“Poor guy… only 2 years old but have been through so much already”.
That was what Dr. Yeo the vet said to me yesterday when I brought Cuteness in for a checkup as he was not eating. She’s right. He has been through so much in his 2 years. He lost all his family. 2 of his siblings died the first few weeks they were born. His mother left him at my house and before he was even a year old, his only surviving sister died of unknown reason.
After surviving his first year without any serious illnesses, a few months after he turned 2, he was diagnosed with 2 fatal infections on separate occasions and I just found out a possibility of him being diagnosed with a 3rd also fatal infection. After having survived the first one and still fighting with the 2nd illness, I don’t know if I have the strength or the courage to face the 3rd though I hope and I pray that Cuteness does. He is my little fighter after all.

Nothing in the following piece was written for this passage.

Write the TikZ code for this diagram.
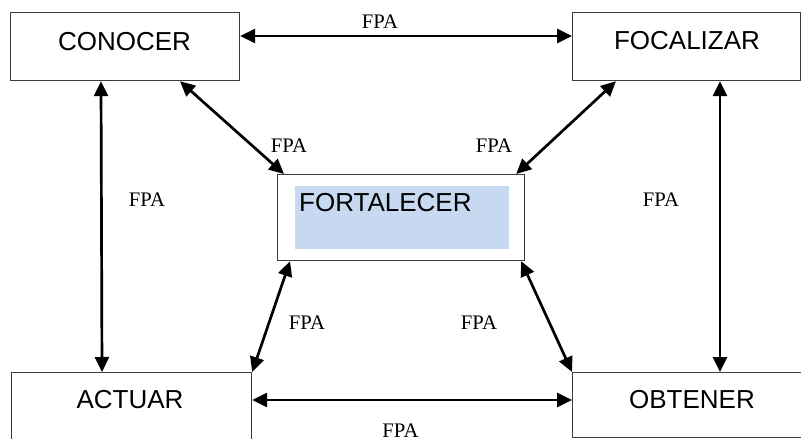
\documentclass[tikz,border=0pt]{standalone}
\usepackage{fontspec}
\setmainfont{Liberation Serif}
\newfontfamily\boxfont{Liberation Sans}
\usetikzlibrary{arrows.meta}
\definecolor{fortblue}{RGB}{198,217,241}
\definecolor{boxline}{RGB}{60,60,60}
\tikzset{
  stagebox/.style={draw=boxline, line width=1.2pt, fill=white, rectangle, inner sep=0pt, anchor=north west},
  stagetext/.style={font=\boxfont\fontsize{26pt}{30pt}\selectfont, inner sep=0pt, anchor=base},
  fpa/.style={font=\fontsize{20.7pt}{24pt}\selectfont, inner sep=0pt, anchor=base},
  link/.style={line width=2.7pt, {Triangle[length=15pt,width=14pt]}-{Triangle[length=15pt,width=14pt]}}
}
\begin{document}
\begin{tikzpicture}[x=1pt,y=-1pt]
\useasboundingbox (0,0) rectangle (801,439);
\fill[white] (0,0) rectangle (801,439);
% boxes
\node[stagebox, minimum width=229pt, minimum height=68pt] (con) at (10,12) {};
\node[stagebox, minimum width=228pt, minimum height=68pt] (foc) at (572,12) {};
\node[stagebox, minimum width=247pt, minimum height=86pt] (fort) at (277,174) {};
\node[fill=fortblue, inner sep=0pt, anchor=north west, minimum width=214pt, minimum height=63pt] (fortfill) at (295,186) {};
\node[stagebox, minimum width=240pt, minimum height=90pt] (act) at (11,372) {};
\node[stagebox, minimum width=240pt, minimum height=65pt] (obt) at (572,372) {};
% box texts
\node[stagetext] (conT) at (124.5,50) {CONOCER};
\node[stagetext] (focT) at (687,49) {FOCALIZAR};
\node[stagetext, anchor=base west] (fortT) at (299,211) {FORTALECER};
\node[stagetext] (actT) at (130,408) {ACTUAR};
\node[stagetext] (obtT) at (692,408) {OBTENER};
% connectors
\draw[link] ([yshift=-24pt]con.north east) -- ([yshift=-24pt]foc.north west);
\draw[link] ([yshift=-28pt]act.north east) -- ([yshift=-28pt]obt.north west);
\draw[link] ([xshift=91pt]act.north west) -- ([xshift=91pt]con.south west);
\draw[link] ([xshift=148pt]obt.north west) -- ([xshift=148pt]foc.south west);
\draw[link] ([xshift=170pt]con.south west) -- ([xshift=7pt]fort.north west);
\draw[link] ([xshift=44pt]foc.south west) -- ([xshift=-9pt]fort.north east);
\draw[link] ([xshift=13pt]fort.south west) -- (act.north east);
\draw[link] ([xshift=-4pt]fort.south east) -- (obt.north west);
% labels
\node[fpa] (l1) at (380,28) {FPA};
\node[fpa] (l2) at (289,152) {FPA};
\node[fpa] (l3) at (494,152) {FPA};
\node[fpa] (l4) at (147,206) {FPA};
\node[fpa] (l5) at (661,206) {FPA};
\node[fpa] (l6) at (307,329) {FPA};
\node[fpa] (l7) at (479,329) {FPA};
\node[fpa] (l8) at (400.5,437) {FPA};
\end{tikzpicture}
\end{document}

But I pray even harder that he won’t even get that infection. Not that I won’t be there for him if he does. It’s just that I cannot bear to see him suffer. He’s been hospitalized twice and was put on house arrest twice. Now he will be kept inside permanently because of his condition although I know how much he loves to go out. My baby who once has a voracious appetite and who was slightly overweight is now losing weight rapidly and has to be force feed because he won’t eat on his own. On top of that, he has to take his medication.
I hate putting him through such stress but I don’t know what else to do. All I know is that I can’t just stand by and watch him deteriorate and not do anything. I hate having to say no to him every time he wants to go outside. I hate having to hold him down just to feed him or to give him a drink or worse to force some pills down his throat. I hate seeing him so tired and listless but most of all, I hate feeling so helpless and how every time I look into his eyes all I can think is about losing him.
Some people don’t understand why this is such a big deal. He is just a cat after all. The mention of a cat being hospitalized and having leukemia might seem cute or funny to some people but there is nothing cute or funny about it. The cats and their illnesses are as real as you and me. And they do feel pain and suffer though they are good at hiding it. It’s not a joke. I’m not angry and I’m not blaming. I appreciate the fact that some people are fond of some things and some other people are fond of other things but I do hope that they also appreciate that some people have pets and those pets are loved, cared for and are very much a part of the family and when something or someone that you care deeply about is seriously sick, I’m sure you will do everything you can to make them better. And on the unfortunate occasion that you do lose them, you will grieve. And I’m sure as hell I can’t find anything funny about caring for and/or losing something you love, whatever or whoever it may be.